I was 15 when the Gulf War broke (the first one, to liberate Kuwait from Iraqi control).
I was already ‘into news’ and it was this war that led me to my first experience of being in a ‘newsroom’: having written a letter (remember those?) to Katie Adie (then the chief foreign news correspondent at the BBC), asking if I could “come in and help her out in the office when it was my half term at school”. Amazingly, I got a letter back, from someone writing on her behalf (she was ‘abroad’, naturally..), saying I could come in and look around the newsroom and that maybe in a few years’ time, I could “come in and help out”.
Well, I remember Adie, and the The Times (which would come through the letterbox before school time – remember those postal days, things arriving before breakfast – as opposed to before dinner), well, a solid foreign news team doing their utmost to simply report and not ‘commentate’, and a chief correspondent who knew her stuff, they were my reliable friends throughout that war.
Why am I sharing this?
Because right now, I’m disillusioned – and bewildered – by ‘journalism’ and more specifically, what the tech-age has done to news, truth – and our brains.
Perhaps (and do share your thoughts), I’m looking back at the 90s with a naivete, but it felt at that time you could rely on the few news sources that we had access to.
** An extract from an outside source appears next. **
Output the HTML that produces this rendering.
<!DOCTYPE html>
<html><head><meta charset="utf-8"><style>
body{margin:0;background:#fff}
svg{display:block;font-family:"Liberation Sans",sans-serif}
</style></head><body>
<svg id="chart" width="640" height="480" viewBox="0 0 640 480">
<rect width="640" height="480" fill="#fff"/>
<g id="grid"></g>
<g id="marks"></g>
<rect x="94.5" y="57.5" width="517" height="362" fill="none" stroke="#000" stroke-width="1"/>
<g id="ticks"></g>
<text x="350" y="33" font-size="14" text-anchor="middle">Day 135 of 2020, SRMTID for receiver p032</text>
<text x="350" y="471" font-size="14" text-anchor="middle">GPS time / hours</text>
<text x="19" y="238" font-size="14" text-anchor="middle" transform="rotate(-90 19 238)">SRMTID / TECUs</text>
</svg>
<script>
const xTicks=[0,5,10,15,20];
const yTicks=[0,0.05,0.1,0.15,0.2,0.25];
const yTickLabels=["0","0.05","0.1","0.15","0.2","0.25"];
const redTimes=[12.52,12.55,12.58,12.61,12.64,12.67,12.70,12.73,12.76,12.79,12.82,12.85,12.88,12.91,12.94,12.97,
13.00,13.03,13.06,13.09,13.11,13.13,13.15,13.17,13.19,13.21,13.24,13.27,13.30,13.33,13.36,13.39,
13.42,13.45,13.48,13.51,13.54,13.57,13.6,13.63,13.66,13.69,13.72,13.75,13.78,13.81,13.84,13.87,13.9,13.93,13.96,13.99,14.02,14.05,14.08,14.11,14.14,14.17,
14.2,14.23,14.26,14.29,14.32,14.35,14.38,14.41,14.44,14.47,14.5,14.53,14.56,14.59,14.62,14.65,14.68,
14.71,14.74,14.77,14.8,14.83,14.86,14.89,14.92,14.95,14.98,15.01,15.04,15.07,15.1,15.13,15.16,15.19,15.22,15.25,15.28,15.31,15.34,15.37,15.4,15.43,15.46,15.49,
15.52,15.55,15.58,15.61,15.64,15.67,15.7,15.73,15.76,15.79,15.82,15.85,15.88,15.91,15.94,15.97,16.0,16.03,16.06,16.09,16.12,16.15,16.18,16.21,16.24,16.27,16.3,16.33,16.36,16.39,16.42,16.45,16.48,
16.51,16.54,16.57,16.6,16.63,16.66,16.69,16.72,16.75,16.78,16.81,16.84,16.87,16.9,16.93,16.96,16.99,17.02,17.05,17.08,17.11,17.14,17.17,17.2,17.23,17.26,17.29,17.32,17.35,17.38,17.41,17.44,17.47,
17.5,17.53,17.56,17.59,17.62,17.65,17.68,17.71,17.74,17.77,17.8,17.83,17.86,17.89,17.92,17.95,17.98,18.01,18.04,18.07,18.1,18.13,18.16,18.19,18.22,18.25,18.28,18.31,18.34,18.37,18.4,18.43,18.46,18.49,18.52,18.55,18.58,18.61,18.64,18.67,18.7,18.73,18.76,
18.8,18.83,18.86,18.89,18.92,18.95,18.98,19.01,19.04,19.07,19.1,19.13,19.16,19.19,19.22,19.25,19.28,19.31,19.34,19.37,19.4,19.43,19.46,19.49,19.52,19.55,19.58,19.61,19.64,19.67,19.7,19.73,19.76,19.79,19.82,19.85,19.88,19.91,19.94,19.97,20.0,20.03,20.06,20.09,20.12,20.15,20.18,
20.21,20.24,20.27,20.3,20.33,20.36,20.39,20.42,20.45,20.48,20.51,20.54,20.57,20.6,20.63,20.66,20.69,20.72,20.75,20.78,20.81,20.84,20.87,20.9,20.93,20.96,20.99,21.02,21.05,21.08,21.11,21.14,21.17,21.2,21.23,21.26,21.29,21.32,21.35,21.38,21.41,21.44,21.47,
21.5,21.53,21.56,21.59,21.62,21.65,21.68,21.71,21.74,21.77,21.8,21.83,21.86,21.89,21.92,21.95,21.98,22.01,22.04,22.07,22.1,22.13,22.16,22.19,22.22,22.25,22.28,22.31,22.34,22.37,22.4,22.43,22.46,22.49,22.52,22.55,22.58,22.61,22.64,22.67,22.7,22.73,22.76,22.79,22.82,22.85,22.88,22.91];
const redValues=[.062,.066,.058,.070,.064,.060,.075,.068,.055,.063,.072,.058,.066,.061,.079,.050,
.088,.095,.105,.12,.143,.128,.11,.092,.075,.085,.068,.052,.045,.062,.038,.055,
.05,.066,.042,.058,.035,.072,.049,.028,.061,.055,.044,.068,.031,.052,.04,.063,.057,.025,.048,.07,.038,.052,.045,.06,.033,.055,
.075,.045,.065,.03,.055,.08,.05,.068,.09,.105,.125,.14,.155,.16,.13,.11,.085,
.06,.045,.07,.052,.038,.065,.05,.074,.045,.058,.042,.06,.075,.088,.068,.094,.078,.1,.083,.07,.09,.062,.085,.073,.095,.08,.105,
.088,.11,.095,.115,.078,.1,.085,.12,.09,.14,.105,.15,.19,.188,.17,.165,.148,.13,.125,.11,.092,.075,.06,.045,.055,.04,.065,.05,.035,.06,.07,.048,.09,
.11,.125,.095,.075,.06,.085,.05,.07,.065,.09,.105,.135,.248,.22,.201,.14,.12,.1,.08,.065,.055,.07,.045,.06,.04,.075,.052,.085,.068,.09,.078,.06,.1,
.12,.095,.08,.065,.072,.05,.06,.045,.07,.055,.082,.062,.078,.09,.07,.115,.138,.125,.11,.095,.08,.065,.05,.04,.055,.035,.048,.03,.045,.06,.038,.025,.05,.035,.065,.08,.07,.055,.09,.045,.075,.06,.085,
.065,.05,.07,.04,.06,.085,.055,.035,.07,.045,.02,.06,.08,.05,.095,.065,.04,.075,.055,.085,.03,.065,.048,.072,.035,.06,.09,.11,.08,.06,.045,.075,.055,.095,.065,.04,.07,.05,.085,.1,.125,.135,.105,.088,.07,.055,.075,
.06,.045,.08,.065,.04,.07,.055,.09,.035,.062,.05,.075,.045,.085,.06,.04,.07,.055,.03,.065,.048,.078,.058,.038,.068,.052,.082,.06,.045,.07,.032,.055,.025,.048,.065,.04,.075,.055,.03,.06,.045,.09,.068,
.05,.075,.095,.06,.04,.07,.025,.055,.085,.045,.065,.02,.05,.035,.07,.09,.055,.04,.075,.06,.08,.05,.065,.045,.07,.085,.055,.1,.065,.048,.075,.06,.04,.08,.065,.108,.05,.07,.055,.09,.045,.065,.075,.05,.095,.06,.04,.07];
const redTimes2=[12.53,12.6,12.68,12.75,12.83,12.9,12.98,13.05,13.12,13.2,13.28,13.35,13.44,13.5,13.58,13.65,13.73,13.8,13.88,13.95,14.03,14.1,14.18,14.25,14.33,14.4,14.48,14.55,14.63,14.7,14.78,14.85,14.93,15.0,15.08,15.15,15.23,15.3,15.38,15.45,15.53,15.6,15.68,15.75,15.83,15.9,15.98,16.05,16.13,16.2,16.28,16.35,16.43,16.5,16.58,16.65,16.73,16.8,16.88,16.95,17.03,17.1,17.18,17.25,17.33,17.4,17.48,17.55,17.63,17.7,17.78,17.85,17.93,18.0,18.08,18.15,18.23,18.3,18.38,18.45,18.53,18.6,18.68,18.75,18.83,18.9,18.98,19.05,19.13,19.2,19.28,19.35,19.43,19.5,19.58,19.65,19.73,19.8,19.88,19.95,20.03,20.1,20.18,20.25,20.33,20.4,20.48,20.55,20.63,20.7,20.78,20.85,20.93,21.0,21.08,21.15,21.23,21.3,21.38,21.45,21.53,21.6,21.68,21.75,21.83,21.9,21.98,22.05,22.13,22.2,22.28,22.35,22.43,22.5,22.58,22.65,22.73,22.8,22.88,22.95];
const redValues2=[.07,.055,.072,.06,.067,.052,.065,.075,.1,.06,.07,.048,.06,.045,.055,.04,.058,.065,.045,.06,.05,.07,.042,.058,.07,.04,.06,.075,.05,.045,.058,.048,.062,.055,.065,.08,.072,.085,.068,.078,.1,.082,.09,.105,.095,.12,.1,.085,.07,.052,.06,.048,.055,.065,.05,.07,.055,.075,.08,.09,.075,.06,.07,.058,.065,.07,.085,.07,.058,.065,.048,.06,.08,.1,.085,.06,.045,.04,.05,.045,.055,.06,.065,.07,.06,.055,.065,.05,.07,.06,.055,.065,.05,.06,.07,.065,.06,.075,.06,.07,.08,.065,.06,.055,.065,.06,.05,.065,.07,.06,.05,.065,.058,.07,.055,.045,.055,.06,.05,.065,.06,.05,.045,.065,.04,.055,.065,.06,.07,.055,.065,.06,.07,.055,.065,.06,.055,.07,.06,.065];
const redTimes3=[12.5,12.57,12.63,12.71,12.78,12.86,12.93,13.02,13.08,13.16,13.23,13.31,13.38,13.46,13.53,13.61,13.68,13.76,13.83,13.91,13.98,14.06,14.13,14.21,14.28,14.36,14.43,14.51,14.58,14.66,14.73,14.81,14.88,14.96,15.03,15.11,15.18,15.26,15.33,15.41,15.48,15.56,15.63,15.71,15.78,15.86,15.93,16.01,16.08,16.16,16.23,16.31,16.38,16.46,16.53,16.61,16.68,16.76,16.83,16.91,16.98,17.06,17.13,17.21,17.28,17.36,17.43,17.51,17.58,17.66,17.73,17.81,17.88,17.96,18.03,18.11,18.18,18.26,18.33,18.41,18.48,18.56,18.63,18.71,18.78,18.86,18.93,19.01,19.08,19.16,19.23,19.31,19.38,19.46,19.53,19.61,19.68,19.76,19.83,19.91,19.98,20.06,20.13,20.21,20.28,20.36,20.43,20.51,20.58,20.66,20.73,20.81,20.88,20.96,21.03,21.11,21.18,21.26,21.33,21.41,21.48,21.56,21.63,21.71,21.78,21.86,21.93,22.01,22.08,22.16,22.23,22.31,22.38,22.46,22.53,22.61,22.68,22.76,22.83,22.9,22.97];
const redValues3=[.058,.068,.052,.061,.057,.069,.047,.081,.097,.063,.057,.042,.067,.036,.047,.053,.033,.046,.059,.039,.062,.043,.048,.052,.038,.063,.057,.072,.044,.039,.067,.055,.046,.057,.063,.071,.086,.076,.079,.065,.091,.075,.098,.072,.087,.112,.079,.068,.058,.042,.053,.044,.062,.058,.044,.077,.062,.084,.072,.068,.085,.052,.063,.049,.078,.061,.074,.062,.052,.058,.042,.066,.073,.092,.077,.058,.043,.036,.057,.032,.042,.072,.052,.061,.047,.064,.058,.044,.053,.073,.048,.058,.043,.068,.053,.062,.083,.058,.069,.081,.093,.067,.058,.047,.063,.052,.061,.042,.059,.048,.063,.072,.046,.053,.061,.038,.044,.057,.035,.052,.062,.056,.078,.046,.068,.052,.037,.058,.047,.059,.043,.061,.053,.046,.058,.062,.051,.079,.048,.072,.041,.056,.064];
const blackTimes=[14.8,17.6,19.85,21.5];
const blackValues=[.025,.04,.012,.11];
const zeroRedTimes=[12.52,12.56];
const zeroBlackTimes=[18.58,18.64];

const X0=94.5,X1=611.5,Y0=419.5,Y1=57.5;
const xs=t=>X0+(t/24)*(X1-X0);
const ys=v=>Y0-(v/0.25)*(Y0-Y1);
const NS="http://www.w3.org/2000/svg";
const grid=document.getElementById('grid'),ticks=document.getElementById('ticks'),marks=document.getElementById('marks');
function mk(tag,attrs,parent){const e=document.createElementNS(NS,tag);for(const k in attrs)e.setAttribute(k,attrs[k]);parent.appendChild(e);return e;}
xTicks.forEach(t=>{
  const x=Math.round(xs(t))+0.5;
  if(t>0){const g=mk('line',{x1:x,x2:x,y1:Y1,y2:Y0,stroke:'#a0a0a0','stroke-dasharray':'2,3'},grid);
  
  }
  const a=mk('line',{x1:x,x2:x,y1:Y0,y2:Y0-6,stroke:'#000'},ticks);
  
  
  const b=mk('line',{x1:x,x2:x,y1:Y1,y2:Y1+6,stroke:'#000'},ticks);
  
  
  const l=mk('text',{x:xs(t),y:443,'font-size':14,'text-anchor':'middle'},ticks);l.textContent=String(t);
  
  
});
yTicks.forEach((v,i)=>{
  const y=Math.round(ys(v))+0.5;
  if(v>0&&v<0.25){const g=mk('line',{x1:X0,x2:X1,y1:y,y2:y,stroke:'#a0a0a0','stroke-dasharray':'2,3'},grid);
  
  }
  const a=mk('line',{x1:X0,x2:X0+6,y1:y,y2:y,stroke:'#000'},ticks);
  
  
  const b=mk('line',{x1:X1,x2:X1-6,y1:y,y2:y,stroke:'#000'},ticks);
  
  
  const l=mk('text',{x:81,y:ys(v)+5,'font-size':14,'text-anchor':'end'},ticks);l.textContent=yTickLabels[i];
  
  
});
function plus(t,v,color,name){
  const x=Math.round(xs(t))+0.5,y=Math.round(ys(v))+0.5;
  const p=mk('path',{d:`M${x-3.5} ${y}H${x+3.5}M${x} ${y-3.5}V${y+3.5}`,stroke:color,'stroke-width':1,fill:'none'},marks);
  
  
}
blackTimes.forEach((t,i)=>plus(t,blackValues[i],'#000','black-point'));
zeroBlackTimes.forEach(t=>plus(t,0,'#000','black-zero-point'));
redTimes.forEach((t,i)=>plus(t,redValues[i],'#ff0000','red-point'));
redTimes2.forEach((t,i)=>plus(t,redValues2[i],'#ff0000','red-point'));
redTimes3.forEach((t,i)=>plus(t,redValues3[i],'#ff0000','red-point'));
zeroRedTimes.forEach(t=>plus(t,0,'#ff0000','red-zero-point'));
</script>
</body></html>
And because there was ‘less’ to take in, you did actually ‘take it in’. This meant you could digest and ‘reflect’.
Nowadays, we are fed a constant, incessant diet: it might have more variety, but the way we’re taking it in and what we do with it has changed dramatically.
Looking back, and now feeling into where we are today, it strikes me that while healthy strong debates are great and having varied platforms for discussion (not just ‘aunty’, the BBC) are welcome, we’ve reached a point of “too much” and “too quick”. Furthermore, as humans, we still ‘self-select. There may be more options, but this is feeding into more biases. What really needs to be heard and known – is harder to accomplish. In some cases, basic questions and answers are not even being heard or had.
I’m not just talking about ‘truth’ or what is truth. In war, as in any conflict, truth has many sides.
I’m talking about the noise, and the reaction it creates, which ends up obfuscating important information.
As we’ve seen, in cities in Europe and the US, the noise itself is now ‘the news’.
I’m also seeing that technological advancement, resulting in more and more information being available and shared at a press of a button (literally), far from leading to progress in humanity and how we respond to things – is getting us to react from the least-discerning part of our minds.
There’s no going back in time and I’m not suggesting that.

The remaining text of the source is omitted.